Peter Forbes Oscar Riera Ojeda

9781946226495
1 pages
Oscar Riera Ojeda Publishers Llc
Overview
In the early 1980’s with the customary dearth of commissions for a young architectural practice I had designed a series of prototypical houses. These were specifically affordable houses, houses that could be built inexpensively, but without the onus attached to “cheap housing.” Fundamental to the design was the notion that these dwellings should have resonance with what is deeply recognized in all peoples as “house.” If you ask a child to draw a picture of a house he will draw the same shape no matter what sort of dwelling he lives in. It does not matter if he lives in a city apartment or a mobile home the pictogram will be of a square building with a pitched roof, sometimes with a chimney and a curl of smoke ascending to a sky with a smiling sun. That is “house” and I believe that the farther the designer strays from that subconscious prototype the less it becomes house. On that premise I designed a series of houses based on a 20 foot by 40 plan, a dimension we had discovered was the most practical in terms of building. This was America and all building materials there come in units of four feet, divisions or multiples of that dimension, so using that module automatically induced a cost savings. We had also discovered that dimension gave room sizes that were usable and practical. To that we added a 45º pitched roof, a diagonal cut of a piece of plywood with no waste, again a practical and cost saving gesture. At that time my friends Massimo and Lella Vignelli came to visit me in my studio in Boston, Massachusetts. Always my most trusted critics and mentors I showed them the collection of designs. Massimo became very excited about them and immediately seized upon the accessibility of the design to a user.
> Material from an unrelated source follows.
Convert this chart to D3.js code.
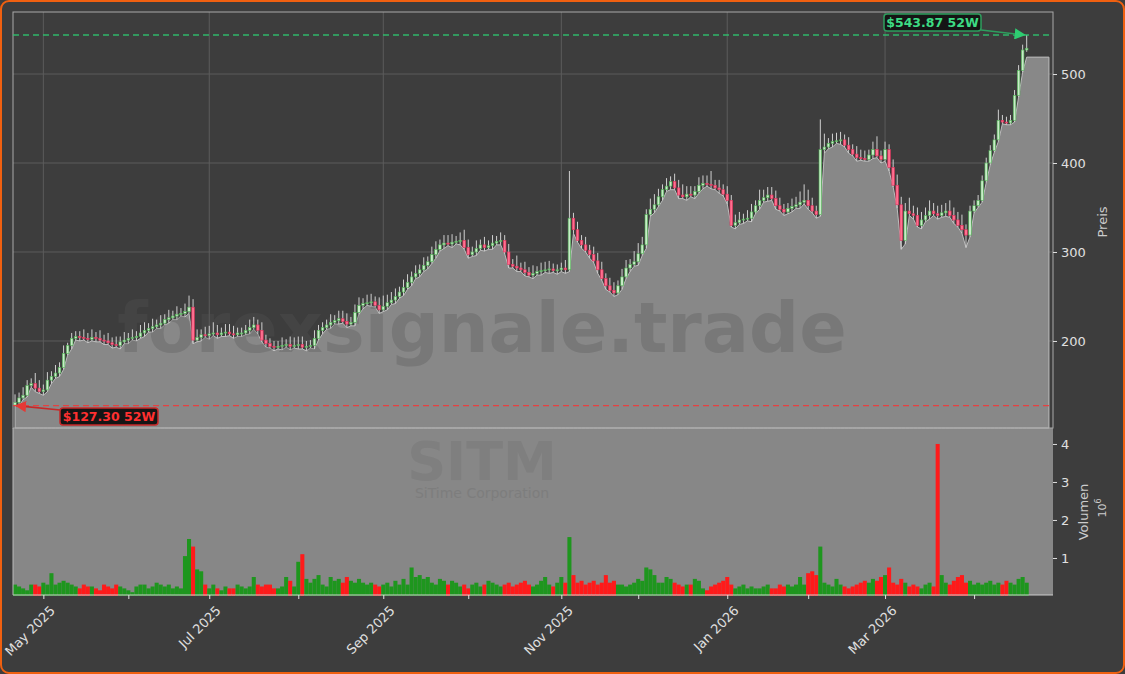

These were in his words “friendly houses” – houses that welcomed and celebrated the idea of “house” without compromising their modernity. Massimo noted that the concept, indeed, the word “friendly” as applied to an object was unique to the English language and that these houses with their simple geometry and pitched roofs embodied the idea. He christened them “Friendly Houses” and proposed a book, a portfolio of the designs and, being Massimo Vignelli world-class designer, he immediately designed the book.